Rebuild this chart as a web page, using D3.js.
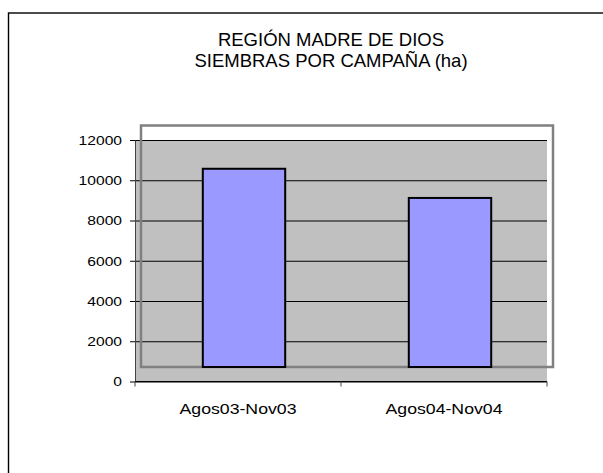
<!DOCTYPE html>
<html>
<head>
<meta charset="utf-8">
<script src="https://cdn.jsdelivr.net/npm/d3@7"></script>
<style>
  body { margin: 0; background: #fff; }
  text { font-family: "Liberation Sans", Arial, sans-serif; fill: #000; }
</style>
</head>
<body>
<div id="chart"></div>
<script>
var titleLines = ["REGIÓN MADRE DE DIOS", "SIEMBRAS POR CAMPAÑA (ha)"];
var campaigns = ["Agos03-Nov03", "Agos04-Nov04"];
var sown = [9850, 8400];
var yTicks = [0, 2000, 4000, 6000, 8000, 10000, 12000];

var plotLeft = 135, plotRight = 547, plotTop = 140, plotBottom = 381.5;
// the bars and the plot border are drawn offset from the axes
var shiftX = 6, shiftY = -14.5;

var svg = d3.select("#chart")
    .append("svg")
    .attr("width", 603)
    .attr("height", 473);

// outer chart frame
svg.append("rect")
    .attr("x", 8.5).attr("y", 13)
    .attr("width", 650).attr("height", 500)
    .attr("fill", "#fff")
    .attr("stroke", "#000")
    .attr("stroke-width", 1.4);

svg.append("g").selectAll("text")
    .data(titleLines)
    .enter().append("text")
    .attr("x", 331)
    .attr("y", (d, i) => 45.5 + i * 21)
    .attr("text-anchor", "middle")
    .attr("font-size", "18.5px")
    .text(d => d);

var xScale = d3.scaleBand()
    .domain(campaigns)
    .range([plotLeft, plotRight])
    .paddingInner(0.6)
    .paddingOuter(0.3);

var yScale = d3.scaleLinear()
    .domain([0, 12000])
    .range([plotBottom, plotTop]);

// plot border (white inside)
svg.append("rect")
    .attr("x", plotLeft + shiftX).attr("y", plotTop + shiftY)
    .attr("width", plotRight - plotLeft).attr("height", plotBottom - plotTop)
    .attr("fill", "#fff");

svg.append("rect")
    .attr("x", plotLeft).attr("y", plotTop)
    .attr("width", plotRight - plotLeft).attr("height", plotBottom - plotTop)
    .attr("fill", "#c0c0c0");

// gridlines
svg.append("g")
    .attr("transform", `translate(${plotLeft}, 0)`)
    .call(d3.axisLeft(yScale).tickValues(yTicks).tickSize(-(plotRight - plotLeft)).tickFormat(""))
    .call(g => g.select(".domain").remove())
    .call(g => g.selectAll("line").attr("stroke", "#000").attr("stroke-width", 1));

svg.append("rect")
    .attr("x", plotLeft + shiftX).attr("y", plotTop + shiftY)
    .attr("width", plotRight - plotLeft).attr("height", plotBottom - plotTop)
    .attr("fill", "none")
    .attr("stroke", "#808080")
    .attr("stroke-width", 2.5);

// bars
svg.append("g")
    .attr("transform", `translate(${shiftX}, ${shiftY})`)
    .selectAll("rect")
    .data(campaigns)
    .enter().append("rect")
    .attr("x", d => xScale(d))
    .attr("y", (d, i) => yScale(sown[i]))
    .attr("width", xScale.bandwidth())
    .attr("height", (d, i) => plotBottom - yScale(sown[i]))
    .attr("fill", "#9999ff")
    .attr("stroke", "#000")
    .attr("stroke-width", 2);

// y axis
var yAxis = svg.append("g")
    .attr("transform", `translate(${plotLeft}, 0)`)
    .call(d3.axisLeft(yScale).tickValues(yTicks).tickSize(5).tickSizeOuter(0).tickFormat(d3.format("d")));
yAxis.select(".domain").attr("stroke", "#444");
yAxis.selectAll("line").attr("stroke", "#000");
yAxis.selectAll("text")
    .attr("x", 0)
    .attr("dy", "0.35em")
    .attr("font-size", "12.5px")
    .attr("fill", "#000")
    .attr("transform", "translate(-13, 0) scale(1.25, 1)");

// x axis with ticks between categories
var xAxis = svg.append("g");
xAxis.append("line")
    .attr("x1", plotLeft).attr("x2", plotRight)
    .attr("y1", plotBottom).attr("y2", plotBottom)
    .attr("stroke", "#000");
xAxis.selectAll(".tick")
    .data(d3.range(campaigns.length + 1))
    .enter().append("line")
    .attr("class", "tick")
    .attr("x1", i => plotLeft + i * xScale.step())
    .attr("x2", i => plotLeft + i * xScale.step())
    .attr("y1", plotBottom).attr("y2", plotBottom + 5)
    .attr("stroke", "#444");
xAxis.selectAll("text")
    .data(campaigns)
    .enter().append("text")
    .attr("text-anchor", "middle")
    .attr("font-size", "15px")
    .attr("transform", d => `translate(${xScale(d) + xScale.bandwidth() / 2}, 413.5) scale(1.18, 1)`)
    .text(d => d);
</script>
</body>
</html>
________________________
- BRIEF:
State how many lines of the material contain the string "chart", with no other words.

- ANSWER TO THE TASK:
4